Photoacoustic Monitoring of the Macroscopic Orientational Order in Disperse Red 1 Azo-Dye-Based Dissolutions

Abstract

The polarized pulsed-laser photoacoustic (PLPA) methodology was implemented to characterize the macroscopic molecular orientational order as a function of the applied electric field in an azo-dye-based dissolution. It is shown in this work that photoacoustic signals are highly sensitive to the material anisotropy when PLPA analyses are performed. In particular, the macroscopic molecular symmetries and structural organization of rod-like azo-dyes (Disperse Red 1: DR1) prepared in heavily loaded toluene dissolutions, have been studied. Experiments evidence unambiguous information concerning the molecular organization detected via simultaneous optical transmission and PLPA measurements.

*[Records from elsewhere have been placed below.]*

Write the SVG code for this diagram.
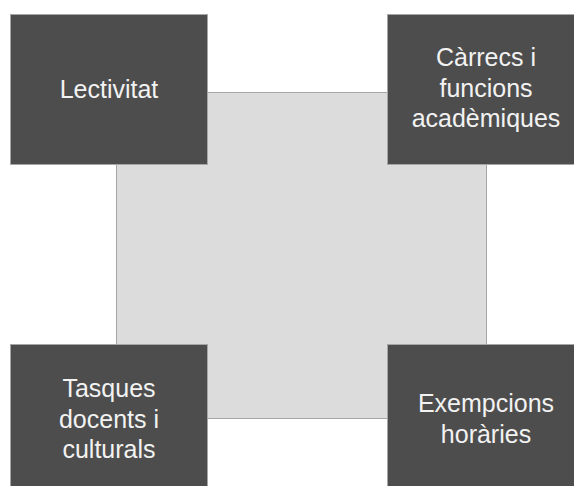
<svg xmlns="http://www.w3.org/2000/svg" width="574" height="486" viewBox="0 0 574 486">
<style>
.box{fill:#4d4d4d;stroke:#a6a6a6;stroke-width:1}
.lbl{font-family:"Liberation Sans",Arial,sans-serif;font-size:25px;fill:#f2f2f2;text-anchor:middle}
</style>
<rect width="574" height="486" fill="#ffffff"/>
<g id="center"><rect x="116.5" y="92.5" width="370" height="326" fill="#dcdcdc" stroke="#a6a6a6" stroke-width="1"/></g>
<g id="connectors"></g>
<g id="lectivitat"><rect class="box" x="10.5" y="14.5" width="197" height="150"/><text class="lbl" x="109" y="98">Lectivitat</text></g>
<g id="carrecs"><rect class="box" x="387.5" y="14.5" width="197" height="150"/><text class="lbl" x="486" y="66">Càrrecs i</text><text class="lbl" x="486" y="97">funcions</text><text class="lbl" x="486" y="127">acadèmiques</text></g>
<g id="tasques"><rect class="box" x="10.5" y="344.5" width="197" height="150"/><text class="lbl" x="109" y="397">Tasques</text><text class="lbl" x="109" y="428">docents i</text><text class="lbl" x="109" y="458">culturals</text></g>
<g id="exempcions"><rect class="box" x="387.5" y="344.5" width="197" height="150"/><text class="lbl" x="486" y="412">Exempcions</text><text class="lbl" x="486" y="443">horàries</text></g>
</svg>
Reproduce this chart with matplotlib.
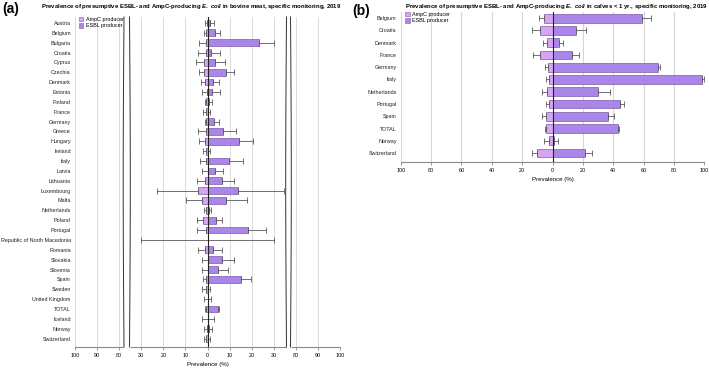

Indeed, in the electrically poled stage, it is shown that the Fourier, correlation, and root-mean-square analyses performed on the PLPA signals, as functions of the incident linear polarization of the laser source (orthogonal states $$P_\mathrm{in}$$ and $$S_\mathrm{in}$$ , respectively), reveal the main optical axis, symmetry, and structure of the aligned compounds in the liquid phase. An important advantage of the PLPA method is that it can be implemented with poor or null optical transmission anisotropic materials.